TIme-independent schrodinger equation

[AbsoluteZer0]

I've been looking into the time independent schrodinger equation (E$\Psi$ = Ĥ$\Psi$.)

I know that $\Psi$ is the wave function and Ĥ is the hamiltonian operator. I know that Ĥ is the total of all the energies in a system. What exactly is the wave function? Is it a quantum state? And what does the E represent?

Thanks,

 

[nonequilibrium]

The following is for the one-particle case (i.e. a system with one particle).

Mathematically psi is a function on space, expressed as $\psi(x,y,z)$ and it is complex-valued. Mathematically $\psi : \mathbb R^3 \to \mathbb C$. Its minimal physical meaning is that its modulus squared, mathematically $| \psi |^2$, gives the probability density of finding a particle at a certain point in space.

I know that Ĥ is the total of all the energies in a system.

This is true, in a sense, but I think it's prone to misconception. It is true that knowing $\hat H$ is equivalent to knowing all the energy levels of the system (this is known in mathematics as the spectral theorem for operators) but that is not what $\hat H$ is itself. It is an operator meaning that is a function which takes a function like psi as its argument/its input, and gives another such function as its image/output. A very simple Hamiltonian (that is its name) is $\hat H = -\frac{\partial^2}{\partial x^2}$ (ignoring constants and expressing it in the one-dimensional case). As input it takes a function $\psi$ and as output it gives minus its second derivative with respect to x, this is of course a new function from $\mathbb R^3$ to $\mathbb C$.

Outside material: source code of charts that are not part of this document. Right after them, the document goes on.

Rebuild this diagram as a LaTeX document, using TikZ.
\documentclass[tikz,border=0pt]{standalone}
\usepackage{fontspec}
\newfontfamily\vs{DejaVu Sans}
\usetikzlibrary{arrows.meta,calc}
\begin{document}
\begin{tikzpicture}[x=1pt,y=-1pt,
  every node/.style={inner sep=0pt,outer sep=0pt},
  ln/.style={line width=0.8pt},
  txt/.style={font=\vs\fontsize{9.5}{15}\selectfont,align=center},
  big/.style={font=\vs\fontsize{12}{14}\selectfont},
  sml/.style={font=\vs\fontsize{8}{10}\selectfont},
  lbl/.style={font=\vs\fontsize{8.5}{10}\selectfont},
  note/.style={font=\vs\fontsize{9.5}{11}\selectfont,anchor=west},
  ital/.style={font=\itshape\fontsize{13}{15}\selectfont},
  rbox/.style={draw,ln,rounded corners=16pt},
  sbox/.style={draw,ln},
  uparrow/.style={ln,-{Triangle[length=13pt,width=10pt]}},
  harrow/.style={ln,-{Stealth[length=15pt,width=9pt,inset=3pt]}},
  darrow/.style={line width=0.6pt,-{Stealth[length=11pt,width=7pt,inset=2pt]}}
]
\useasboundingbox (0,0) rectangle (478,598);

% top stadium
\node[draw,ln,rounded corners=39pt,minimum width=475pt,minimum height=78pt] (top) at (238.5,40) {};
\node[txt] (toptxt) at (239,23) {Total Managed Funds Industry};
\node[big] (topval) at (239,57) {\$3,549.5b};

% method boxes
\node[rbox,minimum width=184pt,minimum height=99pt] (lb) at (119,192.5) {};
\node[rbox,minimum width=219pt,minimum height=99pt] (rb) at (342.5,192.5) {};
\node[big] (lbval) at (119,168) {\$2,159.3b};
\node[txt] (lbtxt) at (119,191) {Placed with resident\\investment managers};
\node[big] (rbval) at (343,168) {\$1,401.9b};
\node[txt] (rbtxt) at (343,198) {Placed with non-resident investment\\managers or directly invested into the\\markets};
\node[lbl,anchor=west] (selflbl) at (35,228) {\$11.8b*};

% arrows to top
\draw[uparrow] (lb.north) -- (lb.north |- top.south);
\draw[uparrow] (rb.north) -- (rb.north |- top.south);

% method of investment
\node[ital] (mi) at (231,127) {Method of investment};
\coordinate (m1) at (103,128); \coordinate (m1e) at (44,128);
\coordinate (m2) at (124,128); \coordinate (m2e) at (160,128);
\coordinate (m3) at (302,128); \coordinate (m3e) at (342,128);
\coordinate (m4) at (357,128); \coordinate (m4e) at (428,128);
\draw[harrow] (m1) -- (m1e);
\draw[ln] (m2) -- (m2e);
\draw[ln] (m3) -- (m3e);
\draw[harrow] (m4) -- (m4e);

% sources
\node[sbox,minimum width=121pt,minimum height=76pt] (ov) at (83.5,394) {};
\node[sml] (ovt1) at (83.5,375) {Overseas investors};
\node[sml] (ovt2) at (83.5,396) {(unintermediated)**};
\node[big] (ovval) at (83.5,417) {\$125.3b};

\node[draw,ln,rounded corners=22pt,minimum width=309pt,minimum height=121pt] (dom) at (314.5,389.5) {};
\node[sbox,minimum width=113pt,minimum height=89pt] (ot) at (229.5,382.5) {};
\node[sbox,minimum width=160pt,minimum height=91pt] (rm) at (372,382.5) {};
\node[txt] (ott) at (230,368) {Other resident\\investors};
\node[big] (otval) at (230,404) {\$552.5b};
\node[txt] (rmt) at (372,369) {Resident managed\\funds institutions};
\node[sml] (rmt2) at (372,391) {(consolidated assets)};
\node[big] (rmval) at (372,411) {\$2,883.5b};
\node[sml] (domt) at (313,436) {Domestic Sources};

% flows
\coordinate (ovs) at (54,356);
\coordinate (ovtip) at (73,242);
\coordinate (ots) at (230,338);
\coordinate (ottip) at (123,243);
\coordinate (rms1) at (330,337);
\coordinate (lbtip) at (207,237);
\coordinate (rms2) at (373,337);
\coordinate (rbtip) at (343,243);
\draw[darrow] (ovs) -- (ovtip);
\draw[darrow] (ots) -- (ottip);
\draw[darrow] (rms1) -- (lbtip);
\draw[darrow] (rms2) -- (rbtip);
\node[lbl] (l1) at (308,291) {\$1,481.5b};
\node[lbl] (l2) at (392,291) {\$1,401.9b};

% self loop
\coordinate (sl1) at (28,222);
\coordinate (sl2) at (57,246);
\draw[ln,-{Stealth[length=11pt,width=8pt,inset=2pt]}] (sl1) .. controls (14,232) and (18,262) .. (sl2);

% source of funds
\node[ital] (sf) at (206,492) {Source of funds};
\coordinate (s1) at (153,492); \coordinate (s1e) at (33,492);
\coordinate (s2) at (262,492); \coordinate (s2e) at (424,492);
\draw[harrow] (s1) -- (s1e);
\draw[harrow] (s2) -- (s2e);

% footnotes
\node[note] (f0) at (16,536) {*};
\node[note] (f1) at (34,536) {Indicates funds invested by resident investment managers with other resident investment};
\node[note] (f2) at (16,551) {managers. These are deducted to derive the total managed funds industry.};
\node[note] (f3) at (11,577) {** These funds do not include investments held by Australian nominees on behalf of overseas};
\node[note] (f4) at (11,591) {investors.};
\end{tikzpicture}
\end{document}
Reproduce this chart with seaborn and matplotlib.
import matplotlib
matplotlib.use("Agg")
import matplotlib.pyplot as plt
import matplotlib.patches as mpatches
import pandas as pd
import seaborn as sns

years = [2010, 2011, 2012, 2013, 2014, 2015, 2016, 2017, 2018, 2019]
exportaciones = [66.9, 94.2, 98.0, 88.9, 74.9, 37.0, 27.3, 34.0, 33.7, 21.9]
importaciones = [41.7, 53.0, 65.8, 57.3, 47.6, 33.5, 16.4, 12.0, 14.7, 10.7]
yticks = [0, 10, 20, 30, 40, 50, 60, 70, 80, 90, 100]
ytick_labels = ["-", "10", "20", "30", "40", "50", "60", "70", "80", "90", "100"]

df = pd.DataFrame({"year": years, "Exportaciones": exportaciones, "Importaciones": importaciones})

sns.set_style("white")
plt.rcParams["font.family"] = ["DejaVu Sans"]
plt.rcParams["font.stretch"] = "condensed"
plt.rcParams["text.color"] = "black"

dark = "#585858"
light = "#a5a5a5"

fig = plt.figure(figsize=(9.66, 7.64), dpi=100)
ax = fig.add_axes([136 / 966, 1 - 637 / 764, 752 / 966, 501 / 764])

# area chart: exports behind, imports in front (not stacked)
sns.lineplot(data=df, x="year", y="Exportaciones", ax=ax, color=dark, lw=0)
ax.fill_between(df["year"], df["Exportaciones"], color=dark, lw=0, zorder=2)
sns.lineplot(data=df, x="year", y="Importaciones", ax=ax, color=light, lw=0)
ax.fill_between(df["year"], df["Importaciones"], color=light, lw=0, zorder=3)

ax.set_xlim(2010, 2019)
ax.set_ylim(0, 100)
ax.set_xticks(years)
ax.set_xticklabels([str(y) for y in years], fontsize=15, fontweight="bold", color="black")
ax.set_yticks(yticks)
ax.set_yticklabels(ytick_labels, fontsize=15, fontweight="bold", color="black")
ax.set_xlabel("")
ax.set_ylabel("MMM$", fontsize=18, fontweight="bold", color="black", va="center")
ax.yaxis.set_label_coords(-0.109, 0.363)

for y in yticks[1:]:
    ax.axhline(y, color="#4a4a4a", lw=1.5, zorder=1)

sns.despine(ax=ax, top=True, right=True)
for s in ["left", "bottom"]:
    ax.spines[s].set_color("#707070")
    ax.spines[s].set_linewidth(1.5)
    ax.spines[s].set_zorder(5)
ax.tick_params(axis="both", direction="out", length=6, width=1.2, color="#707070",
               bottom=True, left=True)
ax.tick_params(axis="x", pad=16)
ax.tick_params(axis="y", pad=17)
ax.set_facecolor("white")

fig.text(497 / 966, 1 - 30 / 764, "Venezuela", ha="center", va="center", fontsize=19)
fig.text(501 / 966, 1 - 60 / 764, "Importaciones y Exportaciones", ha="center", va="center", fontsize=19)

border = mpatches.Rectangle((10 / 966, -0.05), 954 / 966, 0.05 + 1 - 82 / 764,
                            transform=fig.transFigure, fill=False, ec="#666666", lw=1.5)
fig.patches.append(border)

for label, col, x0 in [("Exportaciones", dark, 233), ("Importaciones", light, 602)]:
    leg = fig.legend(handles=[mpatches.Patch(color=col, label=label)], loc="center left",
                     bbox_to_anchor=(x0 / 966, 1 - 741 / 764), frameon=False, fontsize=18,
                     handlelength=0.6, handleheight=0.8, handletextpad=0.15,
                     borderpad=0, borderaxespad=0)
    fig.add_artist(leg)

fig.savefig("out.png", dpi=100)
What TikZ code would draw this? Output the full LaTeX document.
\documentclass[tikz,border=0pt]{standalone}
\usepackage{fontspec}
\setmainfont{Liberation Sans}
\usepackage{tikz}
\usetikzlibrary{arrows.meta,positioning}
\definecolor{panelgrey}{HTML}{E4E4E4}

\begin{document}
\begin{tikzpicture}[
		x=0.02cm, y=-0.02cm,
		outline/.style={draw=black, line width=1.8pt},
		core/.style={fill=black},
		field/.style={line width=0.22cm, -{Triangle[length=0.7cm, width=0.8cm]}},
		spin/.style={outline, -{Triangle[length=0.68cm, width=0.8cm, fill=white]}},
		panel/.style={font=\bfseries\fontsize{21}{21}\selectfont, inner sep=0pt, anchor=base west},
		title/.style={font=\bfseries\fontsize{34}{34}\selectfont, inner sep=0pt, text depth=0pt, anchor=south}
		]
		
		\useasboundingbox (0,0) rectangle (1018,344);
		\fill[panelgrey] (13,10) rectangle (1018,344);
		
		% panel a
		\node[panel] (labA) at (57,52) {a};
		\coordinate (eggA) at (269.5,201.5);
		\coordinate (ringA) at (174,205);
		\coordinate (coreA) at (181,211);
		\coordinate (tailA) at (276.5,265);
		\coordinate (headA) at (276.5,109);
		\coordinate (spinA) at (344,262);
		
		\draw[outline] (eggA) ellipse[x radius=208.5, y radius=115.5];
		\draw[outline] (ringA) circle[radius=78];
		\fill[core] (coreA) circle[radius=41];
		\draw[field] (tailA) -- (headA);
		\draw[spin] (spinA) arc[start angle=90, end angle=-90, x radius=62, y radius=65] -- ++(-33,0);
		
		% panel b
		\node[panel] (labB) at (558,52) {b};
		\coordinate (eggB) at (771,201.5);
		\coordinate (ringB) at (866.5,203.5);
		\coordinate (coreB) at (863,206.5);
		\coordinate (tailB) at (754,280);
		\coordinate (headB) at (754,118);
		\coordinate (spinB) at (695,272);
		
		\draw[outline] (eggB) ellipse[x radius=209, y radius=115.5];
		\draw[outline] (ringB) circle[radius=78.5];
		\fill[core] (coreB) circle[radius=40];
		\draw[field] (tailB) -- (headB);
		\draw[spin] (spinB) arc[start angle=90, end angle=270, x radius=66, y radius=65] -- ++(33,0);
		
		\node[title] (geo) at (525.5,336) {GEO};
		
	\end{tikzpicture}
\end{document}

E is the specific energy level your system has (in other words you have to choose one; the idea is that you choose the energy level(*) of your system and then calculate what $\psi$ satisfies that equation, and then its modulus squared gives the probability density as discussed above).

(*) Note that you can't choose just any value for E; the possible list is determined by $\hat H$, as you said.

EDIT: yes, another name for $\psi$ is the so-called "quantum state". Also called "the quantummechanical wavefunction".